Seis años después tuvo que volver a la provincia. Fue cuando su madre se enfermó gravemente. El retorno duró unos cinco años. y después volvió a Brasil. Pero ya nada era igual. Hace dos años, decidió instalarse otra vez -y para siempre- en Tucumán. En una antigua casona familiar decidió que era hora de cristalizar otro de sus viejos sueños: el de tener un vivero orgánico. Logró abrirlo en diciembre y ya se convirtió un éxito entre los vecinos de la avenida Saenz Peña al 600.

“Ni loco iba a volver a la abogacía. Eso no es vida. Ahora tengo mi empresa unipersonal, tengo mucho trabajo pero gané en calidad de vida. Es gratificante el labor con la tierra; sembrar, ver brotar. Para mí, es un masaje al alma. No estoy atado a los horarios, trato con gente relajada, estoy de jean y zapatillas todo el día. Para mí es una terapia. Disfruto mucho y nunca más tuve problemas de salud”, dice sentado en su terraza, donde prepara plantines aromáticos y medicinales. La felicidad se le nota en su sonrisa plena, en su andar pausado. Su nariz distingue como ninguna los distintos aromas que pueblan el fondo de su casa. Cuenta que aprendió los ciclos de las plantas, cómo curarlas cuando enferman, cómo hacer que crezcan fuertes.

“No me arrepiento de nada de lo que hice en mi vida”, confiesa Marcelo. El dejó de vivir pendiente del reloj. Y ese fue uno de sus grandes logros, dice. ¿Acaso alguien no sueña con eso, con ser dueño de su tiempo en una época en la que se ha vuelto un bien tan escaso? Quienes se animan -y pueden- renunciar a sus trabajos o a las horas extras aseguran que el tiempo se ha convertido uno de los mayores lujos de la vida moderna.

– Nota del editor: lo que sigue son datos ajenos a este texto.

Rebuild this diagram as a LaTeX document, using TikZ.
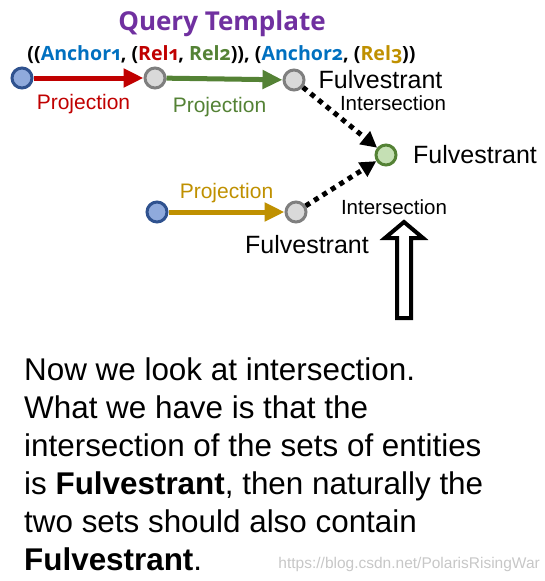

“Decidir qué hacer y cuándo es el mayor privilegio hoy en día”, sostiene la psicóloga Carmina Varela. Por eso, según explica, no se sorprende que cada vez más personas sientan la necesidad de preguntarse profundamente sobre los deseos, sobre lo no hecho, lo pendiente.

“Hoy están puestos en duda muchos valores y mandatos que antes eran incuestionables. Por ejemplo, antes era admirable una persona que sacrificaba todo por el trabajo. Hoy pensamos: ‘pobre’”, analiza la experta.

El equilibrio va ganando terreno y eso, según Varela, es muy bueno. “Mucha gente analiza que en la vida si uno usa mucha energía o esfuerzo en una sola área, las otras se empiezan a deteriorar. Si bien la mayoría no puede renunciar a todo y empezar de cero, está la idea de que se puede tener una vida responsable y a la vez libre. Tal vez gane menos plata o no alcance todos los logros que me había propuesto, pero la sensación interna de libertad compensa lo otro. Las personas que, por ejemplo, dejan las horas extras y empiezan a contar con más tiempo para ellas tienen más energía, elevan su autoestima y recuperan su salud psicofísica”, describe.

Para Verónica Ríos, contadora de una empresa regional, bajar a la mitad su carga horaria en el trabajo significó tener más tiempo y también más felicidad. “Esto es lujo. Tiene que ver con poder estar en paz con uno mismo, con poder llenar una vida que estaba vacía”, sostiene. Ella, al igual que Marcelo, saben ahora que en definitiva no sirve de mucho tener acceso a todo lo material si lo que falta es el tiempo y alegría para disfrutarlo.